Home Video Hovel- Payback, by David Bax
Documentary films come in so many different flavors, it’s almost laughable that they are treated as one single genre. Two of those styles that exist side by side are fact-based documentaries and editorial documentaries. Even those have no clear dividing line between them. Charles Ferguson’s Inside Job from 2010 would definitely qualify as fact-based but it also has an undeniable point of view. Jennifer Baichwal’s new film Payback is pretty firmly in the editorial camp, containing so few hard facts that it actually injures its own agenda-based directives.
Margaret Atwood’s 2008 nonfiction work, Payback: Debt and the Shadow Side of Wealth, serves as Baichwal’s playbook as she explores various types of debt that have manifested themselves in human culture because of a shared, Platonic ideal of balance to which we seem always to be trying to restore ourselves. Baichwal returns throughout the film to these different thematic strands, all while continually referencing the book, as read aloud by Atwood herself in a hypnotic voice like a failing loudspeaker that’s been cycling through the same monotone announcement for years.
Baichwal, just as she did in her memorable 2006 film Manufactured Landscapes, refuses to abandon the aesthetic possibilities of cinema in favor of documentary’s de rigueur low-key, “vérité” approach. There are crisp, rich images in Payback – such as those of the aftermath of the 2010 Deepwater Horizon oil spill – that are as breathtaking as they are unsettling. There is also a deep, nearly tactile sound design that reinforces the larger-than-life construct of the film.
Multiple permutations of debt are engaged. One of Baichwal’s chief focuses is the notion that punishment for a crime fulfills a debt to society. There are interviews with an American man who is in prison for breaking and entering. There are also lengthy sections dealing with a man under a sort of house arrest in Albania. Years ago, he attempted to kill his neighbor. Now, according to traditional Kanun law observed in some parts of Albania, he must now remain on his own property. If he leaves it, the neighbor or his family can rightfully kill the man. Backing up and pontificating these examples is not just Atwood’s words but interviews with various experts, such as economist Raj Patel, who is one of many who weigh in on oil company BP’s debt for the toll it has taken on nature with things such as the Horizon explosion.
This topic, which dominates the latter part of the documentary, lends Payback its prevailing anti-corporate stance. Much of this attack is rooted in well-stated arguments.

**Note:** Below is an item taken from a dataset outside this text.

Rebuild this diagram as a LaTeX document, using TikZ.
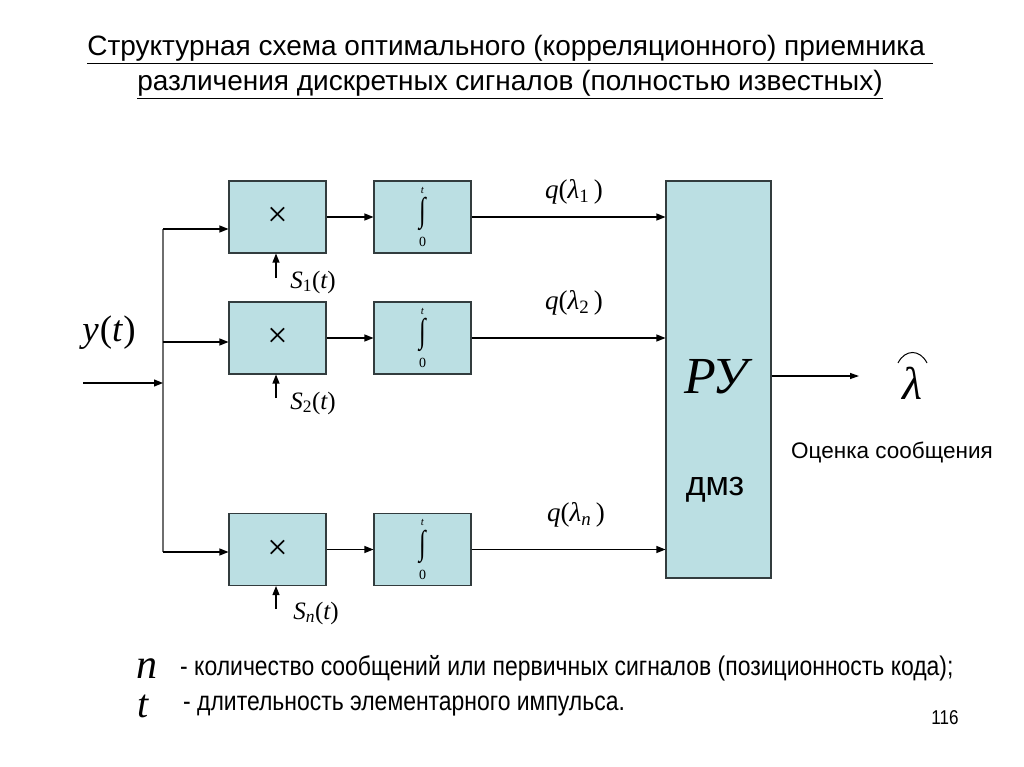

For example, if the spill did $100 billion worth of damage, how can BP’s $20 billion reparations fund be considered adequate? From there, however, Baichwal and Atwood go on, extrapolating their position on BP to essentially paint all corporations the same shade of evil. Jennifer Abbot and Mark Achbar’s 2003 editorial documentary The Corporation made a damn good case that all such entities are in fact evil, or at least sociopathic. But it took them nearly two and a half hours of running time. Baichwal, unfortunately, doesn’t even spend five minutes convincing us. She simply takes it as read.
A fact-based documentary attempts to teach you things. An editorial tries to persuade you. Payback does a decent job of persuasion until its final reel, where it overreaches and, in so doing, undermines the validity of its entire preceding argument.
Special features include a Q&A with Atwood and Baichwal and some deleted scenes.